____ DATASET EXCERPT

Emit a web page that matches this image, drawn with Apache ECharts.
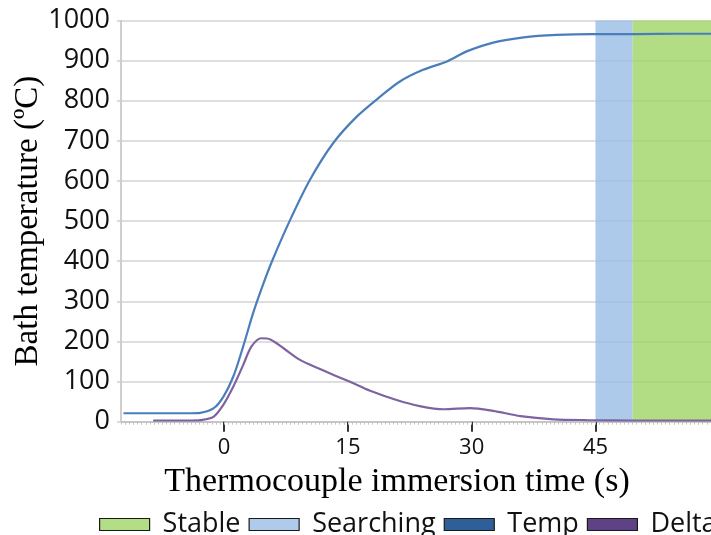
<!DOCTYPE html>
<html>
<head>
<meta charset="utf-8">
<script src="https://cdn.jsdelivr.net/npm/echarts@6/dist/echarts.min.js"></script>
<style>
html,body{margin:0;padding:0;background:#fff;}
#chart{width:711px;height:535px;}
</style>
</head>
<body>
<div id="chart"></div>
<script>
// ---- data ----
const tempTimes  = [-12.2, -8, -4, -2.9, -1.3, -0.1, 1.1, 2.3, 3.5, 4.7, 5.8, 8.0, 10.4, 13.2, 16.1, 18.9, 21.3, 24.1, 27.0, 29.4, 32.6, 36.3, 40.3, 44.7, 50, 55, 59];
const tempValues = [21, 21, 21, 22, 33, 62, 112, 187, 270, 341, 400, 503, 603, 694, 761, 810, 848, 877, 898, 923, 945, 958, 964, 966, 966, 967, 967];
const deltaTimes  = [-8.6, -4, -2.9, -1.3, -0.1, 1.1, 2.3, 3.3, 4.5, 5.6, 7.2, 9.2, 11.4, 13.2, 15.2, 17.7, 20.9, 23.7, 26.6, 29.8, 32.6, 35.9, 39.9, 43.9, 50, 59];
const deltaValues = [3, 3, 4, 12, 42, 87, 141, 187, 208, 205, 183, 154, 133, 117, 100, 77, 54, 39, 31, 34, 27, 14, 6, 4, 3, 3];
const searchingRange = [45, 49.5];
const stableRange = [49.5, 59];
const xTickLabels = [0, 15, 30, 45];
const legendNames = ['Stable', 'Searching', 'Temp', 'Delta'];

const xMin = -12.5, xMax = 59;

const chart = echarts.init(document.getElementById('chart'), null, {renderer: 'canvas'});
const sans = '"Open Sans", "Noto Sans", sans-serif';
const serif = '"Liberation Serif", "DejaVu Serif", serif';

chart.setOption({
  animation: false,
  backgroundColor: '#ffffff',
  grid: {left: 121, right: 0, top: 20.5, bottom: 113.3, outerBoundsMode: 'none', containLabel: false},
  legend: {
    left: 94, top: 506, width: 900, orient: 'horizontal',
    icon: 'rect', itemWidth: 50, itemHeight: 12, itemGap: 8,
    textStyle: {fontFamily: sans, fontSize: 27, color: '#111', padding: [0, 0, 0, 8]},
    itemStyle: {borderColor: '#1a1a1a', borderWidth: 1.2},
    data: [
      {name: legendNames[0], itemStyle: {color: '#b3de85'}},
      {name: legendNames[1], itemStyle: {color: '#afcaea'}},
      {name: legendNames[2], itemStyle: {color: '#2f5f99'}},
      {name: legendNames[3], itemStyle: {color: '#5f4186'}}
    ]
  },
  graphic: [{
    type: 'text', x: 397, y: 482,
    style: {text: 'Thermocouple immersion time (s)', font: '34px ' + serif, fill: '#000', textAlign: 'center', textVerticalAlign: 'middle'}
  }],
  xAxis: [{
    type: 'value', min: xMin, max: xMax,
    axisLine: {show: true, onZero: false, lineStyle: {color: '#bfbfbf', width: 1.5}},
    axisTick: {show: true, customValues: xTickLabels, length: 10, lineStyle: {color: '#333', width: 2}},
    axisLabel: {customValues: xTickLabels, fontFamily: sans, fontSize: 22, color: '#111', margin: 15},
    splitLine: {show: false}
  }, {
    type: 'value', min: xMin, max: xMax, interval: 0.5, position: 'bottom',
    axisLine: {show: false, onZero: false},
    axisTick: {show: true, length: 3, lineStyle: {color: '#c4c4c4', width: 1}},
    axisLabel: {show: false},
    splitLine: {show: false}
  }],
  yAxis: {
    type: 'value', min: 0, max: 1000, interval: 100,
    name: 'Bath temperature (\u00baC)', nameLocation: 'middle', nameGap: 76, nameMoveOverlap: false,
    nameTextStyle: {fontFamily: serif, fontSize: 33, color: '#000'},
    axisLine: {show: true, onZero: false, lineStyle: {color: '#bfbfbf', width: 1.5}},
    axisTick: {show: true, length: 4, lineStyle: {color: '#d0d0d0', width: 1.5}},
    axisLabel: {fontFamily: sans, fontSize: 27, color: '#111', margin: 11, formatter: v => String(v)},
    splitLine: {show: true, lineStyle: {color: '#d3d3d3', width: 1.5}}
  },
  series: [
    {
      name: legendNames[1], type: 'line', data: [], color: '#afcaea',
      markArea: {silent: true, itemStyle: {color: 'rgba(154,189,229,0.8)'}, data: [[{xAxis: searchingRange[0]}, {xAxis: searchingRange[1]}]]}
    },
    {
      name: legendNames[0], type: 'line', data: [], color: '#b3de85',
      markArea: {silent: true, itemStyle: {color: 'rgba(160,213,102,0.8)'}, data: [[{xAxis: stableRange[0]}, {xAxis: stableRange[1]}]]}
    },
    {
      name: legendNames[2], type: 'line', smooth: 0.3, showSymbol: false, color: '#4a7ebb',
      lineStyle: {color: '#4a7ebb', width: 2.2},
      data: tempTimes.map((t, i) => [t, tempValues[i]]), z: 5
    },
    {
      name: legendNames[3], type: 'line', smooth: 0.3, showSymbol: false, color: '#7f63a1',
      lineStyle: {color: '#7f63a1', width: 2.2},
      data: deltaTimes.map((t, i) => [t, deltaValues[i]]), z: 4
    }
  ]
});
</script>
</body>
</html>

________

» **GIVEN PROBLEM**
Every line is to be duplicated exactly, though pictures stay out.

» **SOLVED EXERCISE**
Emit a web page that matches this image, drawn with Apache ECharts.
<!DOCTYPE html>
<html>
<head>
<meta charset="utf-8">
<script src="https://cdn.jsdelivr.net/npm/echarts@6/dist/echarts.min.js"></script>
<style>
html,body{margin:0;padding:0;background:#fff;}
#chart{width:711px;height:535px;}
</style>
</head>
<body>
<div id="chart"></div>
<script>
// ---- data ----
const tempTimes  = [-12.2, -8, -4, -2.9, -1.3, -0.1, 1.1, 2.3, 3.5, 4.7, 5.8, 8.0, 10.4, 13.2, 16.1, 18.9, 21.3, 24.1, 27.0, 29.4, 32.6, 36.3, 40.3, 44.7, 50, 55, 59];
const tempValues = [21, 21, 21, 22, 33, 62, 112, 187, 270, 341, 400, 503, 603, 694, 761, 810, 848, 877, 898, 923, 945, 958, 964, 966, 966, 967, 967];
const deltaTimes  = [-8.6, -4, -2.9, -1.3, -0.1, 1.1, 2.3, 3.3, 4.5, 5.6, 7.2, 9.2, 11.4, 13.2, 15.2, 17.7, 20.9, 23.7, 26.6, 29.8, 32.6, 35.9, 39.9, 43.9, 50, 59];
const deltaValues = [3, 3, 4, 12, 42, 87, 141, 187, 208, 205, 183, 154, 133, 117, 100, 77, 54, 39, 31, 34, 27, 14, 6, 4, 3, 3];
const searchingRange = [45, 49.5];
const stableRange = [49.5, 59];
const xTickLabels = [0, 15, 30, 45];
const legendNames = ['Stable', 'Searching', 'Temp', 'Delta'];

const xMin = -12.5, xMax = 59;

const chart = echarts.init(document.getElementById('chart'), null, {renderer: 'canvas'});
const sans = '"Open Sans", "Noto Sans", sans-serif';
const serif = '"Liberation Serif", "DejaVu Serif", serif';

chart.setOption({
  animation: false,
  backgroundColor: '#ffffff',
  grid: {left: 121, right: 0, top: 20.5, bottom: 113.3, outerBoundsMode: 'none', containLabel: false},
  legend: {
    left: 94, top: 506, width: 900, orient: 'horizontal',
    icon: 'rect', itemWidth: 50, itemHeight: 12, itemGap: 8,
    textStyle: {fontFamily: sans, fontSize: 27, color: '#111', padding: [0, 0, 0, 8]},
    itemStyle: {borderColor: '#1a1a1a', borderWidth: 1.2},
    data: [
      {name: legendNames[0], itemStyle: {color: '#b3de85'}},
      {name: legendNames[1], itemStyle: {color: '#afcaea'}},
      {name: legendNames[2], itemStyle: {color: '#2f5f99'}},
      {name: legendNames[3], itemStyle: {color: '#5f4186'}}
    ]
  },
  graphic: [{
    type: 'text', x: 397, y: 482,
    style: {text: 'Thermocouple immersion time (s)', font: '34px ' + serif, fill: '#000', textAlign: 'center', textVerticalAlign: 'middle'}
  }],
  xAxis: [{
    type: 'value', min: xMin, max: xMax,
    axisLine: {show: true, onZero: false, lineStyle: {color: '#bfbfbf', width: 1.5}},
    axisTick: {show: true, customValues: xTickLabels, length: 10, lineStyle: {color: '#333', width: 2}},
    axisLabel: {customValues: xTickLabels, fontFamily: sans, fontSize: 22, color: '#111', margin: 15},
    splitLine: {show: false}
  }, {
    type: 'value', min: xMin, max: xMax, interval: 0.5, position: 'bottom',
    axisLine: {show: false, onZero: false},
    axisTick: {show: true, length: 3, lineStyle: {color: '#c4c4c4', width: 1}},
    axisLabel: {show: false},
    splitLine: {show: false}
  }],
  yAxis: {
    type: 'value', min: 0, max: 1000, interval: 100,
    name: 'Bath temperature (\u00baC)', nameLocation: 'middle', nameGap: 76, nameMoveOverlap: false,
    nameTextStyle: {fontFamily: serif, fontSize: 33, color: '#000'},
    axisLine: {show: true, onZero: false, lineStyle: {color: '#bfbfbf', width: 1.5}},
    axisTick: {show: true, length: 4, lineStyle: {color: '#d0d0d0', width: 1.5}},
    axisLabel: {fontFamily: sans, fontSize: 27, color: '#111', margin: 11, formatter: v => String(v)},
    splitLine: {show: true, lineStyle: {color: '#d3d3d3', width: 1.5}}
  },
  series: [
    {
      name: legendNames[1], type: 'line', data: [], color: '#afcaea',
      markArea: {silent: true, itemStyle: {color: 'rgba(154,189,229,0.8)'}, data: [[{xAxis: searchingRange[0]}, {xAxis: searchingRange[1]}]]}
    },
    {
      name: legendNames[0], type: 'line', data: [], color: '#b3de85',
      markArea: {silent: true, itemStyle: {color: 'rgba(160,213,102,0.8)'}, data: [[{xAxis: stableRange[0]}, {xAxis: stableRange[1]}]]}
    },
    {
      name: legendNames[2], type: 'line', smooth: 0.3, showSymbol: false, color: '#4a7ebb',
      lineStyle: {color: '#4a7ebb', width: 2.2},
      data: tempTimes.map((t, i) => [t, tempValues[i]]), z: 5
    },
    {
      name: legendNames[3], type: 'line', smooth: 0.3, showSymbol: false, color: '#7f63a1',
      lineStyle: {color: '#7f63a1', width: 2.2},
      data: deltaTimes.map((t, i) => [t, deltaValues[i]]), z: 4
    }
  ]
});
</script>
</body>
</html>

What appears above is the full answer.